* [Written request] Make an exact copy of the lines, leaving the pictures out.

** Begin Provided data **

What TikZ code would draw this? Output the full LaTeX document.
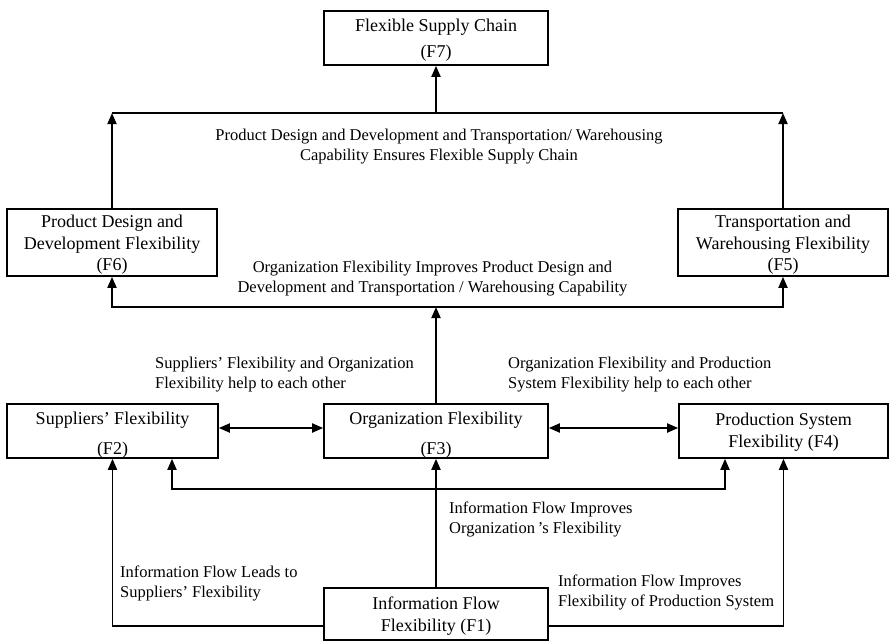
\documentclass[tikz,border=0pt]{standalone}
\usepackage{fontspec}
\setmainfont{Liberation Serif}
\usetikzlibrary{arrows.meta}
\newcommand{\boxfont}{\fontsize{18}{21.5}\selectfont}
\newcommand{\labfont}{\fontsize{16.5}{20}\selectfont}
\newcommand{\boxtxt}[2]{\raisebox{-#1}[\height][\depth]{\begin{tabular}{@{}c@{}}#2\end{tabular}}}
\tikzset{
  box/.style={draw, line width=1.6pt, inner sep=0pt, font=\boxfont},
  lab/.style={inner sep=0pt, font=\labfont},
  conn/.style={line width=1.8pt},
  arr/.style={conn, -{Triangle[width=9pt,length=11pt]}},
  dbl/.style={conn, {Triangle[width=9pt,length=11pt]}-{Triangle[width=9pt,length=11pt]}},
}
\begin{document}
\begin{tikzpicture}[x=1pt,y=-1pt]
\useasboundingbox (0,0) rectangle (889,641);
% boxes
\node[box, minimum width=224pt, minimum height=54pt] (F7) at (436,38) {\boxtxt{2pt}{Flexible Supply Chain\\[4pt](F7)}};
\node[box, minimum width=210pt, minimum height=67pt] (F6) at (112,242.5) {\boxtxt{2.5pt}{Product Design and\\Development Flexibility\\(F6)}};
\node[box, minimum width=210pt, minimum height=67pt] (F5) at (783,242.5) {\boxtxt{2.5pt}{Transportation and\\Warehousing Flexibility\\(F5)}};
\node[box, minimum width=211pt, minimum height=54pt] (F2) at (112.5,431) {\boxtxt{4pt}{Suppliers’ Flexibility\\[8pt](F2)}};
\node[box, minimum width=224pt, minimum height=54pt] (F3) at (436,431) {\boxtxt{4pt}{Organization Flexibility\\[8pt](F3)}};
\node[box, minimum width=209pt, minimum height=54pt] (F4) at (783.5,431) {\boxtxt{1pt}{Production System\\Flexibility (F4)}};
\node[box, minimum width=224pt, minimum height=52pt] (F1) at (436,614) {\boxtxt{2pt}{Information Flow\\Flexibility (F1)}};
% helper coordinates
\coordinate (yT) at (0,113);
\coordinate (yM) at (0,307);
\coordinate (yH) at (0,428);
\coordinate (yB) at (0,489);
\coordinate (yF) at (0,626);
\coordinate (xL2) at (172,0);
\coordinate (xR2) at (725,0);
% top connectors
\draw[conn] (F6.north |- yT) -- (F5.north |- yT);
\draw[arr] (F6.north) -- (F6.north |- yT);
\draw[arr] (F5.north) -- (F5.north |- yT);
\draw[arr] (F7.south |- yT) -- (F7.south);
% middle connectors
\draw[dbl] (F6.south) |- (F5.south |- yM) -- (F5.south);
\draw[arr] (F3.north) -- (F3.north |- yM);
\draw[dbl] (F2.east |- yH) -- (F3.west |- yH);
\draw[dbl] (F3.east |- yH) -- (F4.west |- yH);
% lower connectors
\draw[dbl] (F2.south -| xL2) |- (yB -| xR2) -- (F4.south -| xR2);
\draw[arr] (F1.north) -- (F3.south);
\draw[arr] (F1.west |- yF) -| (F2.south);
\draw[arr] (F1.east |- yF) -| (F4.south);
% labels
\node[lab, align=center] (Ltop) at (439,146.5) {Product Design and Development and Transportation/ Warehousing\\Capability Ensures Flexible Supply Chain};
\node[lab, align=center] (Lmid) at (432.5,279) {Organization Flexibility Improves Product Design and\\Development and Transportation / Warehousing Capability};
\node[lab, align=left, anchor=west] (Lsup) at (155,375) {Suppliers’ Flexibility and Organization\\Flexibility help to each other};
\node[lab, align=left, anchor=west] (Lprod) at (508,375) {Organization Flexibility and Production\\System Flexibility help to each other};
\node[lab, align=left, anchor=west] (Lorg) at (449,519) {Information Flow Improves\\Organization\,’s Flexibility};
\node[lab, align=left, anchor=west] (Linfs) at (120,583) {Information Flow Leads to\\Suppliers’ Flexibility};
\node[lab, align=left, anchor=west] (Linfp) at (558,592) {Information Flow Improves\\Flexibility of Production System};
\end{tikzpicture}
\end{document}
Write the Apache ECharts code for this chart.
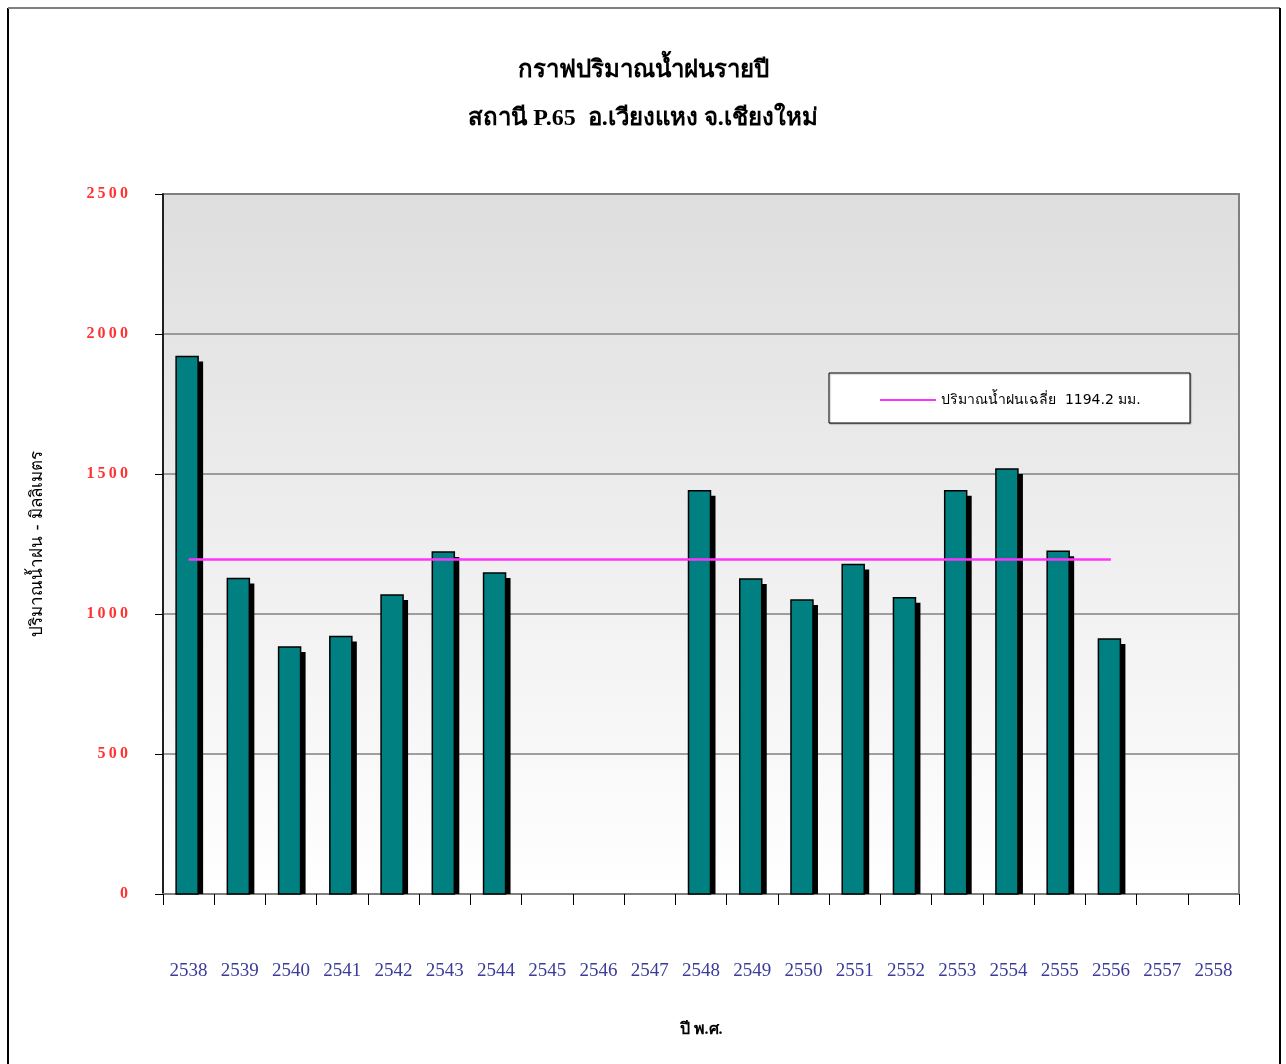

** End Provided data **

* [Final result]
What TikZ code would draw this? Output the full LaTeX document.
\documentclass[tikz,border=0pt]{standalone}
\usepackage{fontspec}
\setmainfont{Liberation Serif}
\usetikzlibrary{arrows.meta}
\newcommand{\boxfont}{\fontsize{18}{21.5}\selectfont}
\newcommand{\labfont}{\fontsize{16.5}{20}\selectfont}
\newcommand{\boxtxt}[2]{\raisebox{-#1}[\height][\depth]{\begin{tabular}{@{}c@{}}#2\end{tabular}}}
\tikzset{
  box/.style={draw, line width=1.6pt, inner sep=0pt, font=\boxfont},
  lab/.style={inner sep=0pt, font=\labfont},
  conn/.style={line width=1.8pt},
  arr/.style={conn, -{Triangle[width=9pt,length=11pt]}},
  dbl/.style={conn, {Triangle[width=9pt,length=11pt]}-{Triangle[width=9pt,length=11pt]}},
}
\begin{document}
\begin{tikzpicture}[x=1pt,y=-1pt]
\useasboundingbox (0,0) rectangle (889,641);
% boxes
\node[box, minimum width=224pt, minimum height=54pt] (F7) at (436,38) {\boxtxt{2pt}{Flexible Supply Chain\\[4pt](F7)}};
\node[box, minimum width=210pt, minimum height=67pt] (F6) at (112,242.5) {\boxtxt{2.5pt}{Product Design and\\Development Flexibility\\(F6)}};
\node[box, minimum width=210pt, minimum height=67pt] (F5) at (783,242.5) {\boxtxt{2.5pt}{Transportation and\\Warehousing Flexibility\\(F5)}};
\node[box, minimum width=211pt, minimum height=54pt] (F2) at (112.5,431) {\boxtxt{4pt}{Suppliers’ Flexibility\\[8pt](F2)}};
\node[box, minimum width=224pt, minimum height=54pt] (F3) at (436,431) {\boxtxt{4pt}{Organization Flexibility\\[8pt](F3)}};
\node[box, minimum width=209pt, minimum height=54pt] (F4) at (783.5,431) {\boxtxt{1pt}{Production System\\Flexibility (F4)}};
\node[box, minimum width=224pt, minimum height=52pt] (F1) at (436,614) {\boxtxt{2pt}{Information Flow\\Flexibility (F1)}};
% helper coordinates
\coordinate (yT) at (0,113);
\coordinate (yM) at (0,307);
\coordinate (yH) at (0,428);
\coordinate (yB) at (0,489);
\coordinate (yF) at (0,626);
\coordinate (xL2) at (172,0);
\coordinate (xR2) at (725,0);
% top connectors
\draw[conn] (F6.north |- yT) -- (F5.north |- yT);
\draw[arr] (F6.north) -- (F6.north |- yT);
\draw[arr] (F5.north) -- (F5.north |- yT);
\draw[arr] (F7.south |- yT) -- (F7.south);
% middle connectors
\draw[dbl] (F6.south) |- (F5.south |- yM) -- (F5.south);
\draw[arr] (F3.north) -- (F3.north |- yM);
\draw[dbl] (F2.east |- yH) -- (F3.west |- yH);
\draw[dbl] (F3.east |- yH) -- (F4.west |- yH);
% lower connectors
\draw[dbl] (F2.south -| xL2) |- (yB -| xR2) -- (F4.south -| xR2);
\draw[arr] (F1.north) -- (F3.south);
\draw[arr] (F1.west |- yF) -| (F2.south);
\draw[arr] (F1.east |- yF) -| (F4.south);
% labels
\node[lab, align=center] (Ltop) at (439,146.5) {Product Design and Development and Transportation/ Warehousing\\Capability Ensures Flexible Supply Chain};
\node[lab, align=center] (Lmid) at (432.5,279) {Organization Flexibility Improves Product Design and\\Development and Transportation / Warehousing Capability};
\node[lab, align=left, anchor=west] (Lsup) at (155,375) {Suppliers’ Flexibility and Organization\\Flexibility help to each other};
\node[lab, align=left, anchor=west] (Lprod) at (508,375) {Organization Flexibility and Production\\System Flexibility help to each other};
\node[lab, align=left, anchor=west] (Lorg) at (449,519) {Information Flow Improves\\Organization\,’s Flexibility};
\node[lab, align=left, anchor=west] (Linfs) at (120,583) {Information Flow Leads to\\Suppliers’ Flexibility};
\node[lab, align=left, anchor=west] (Linfp) at (558,592) {Information Flow Improves\\Flexibility of Production System};
\end{tikzpicture}
\end{document}
Write the Apache ECharts code for this chart.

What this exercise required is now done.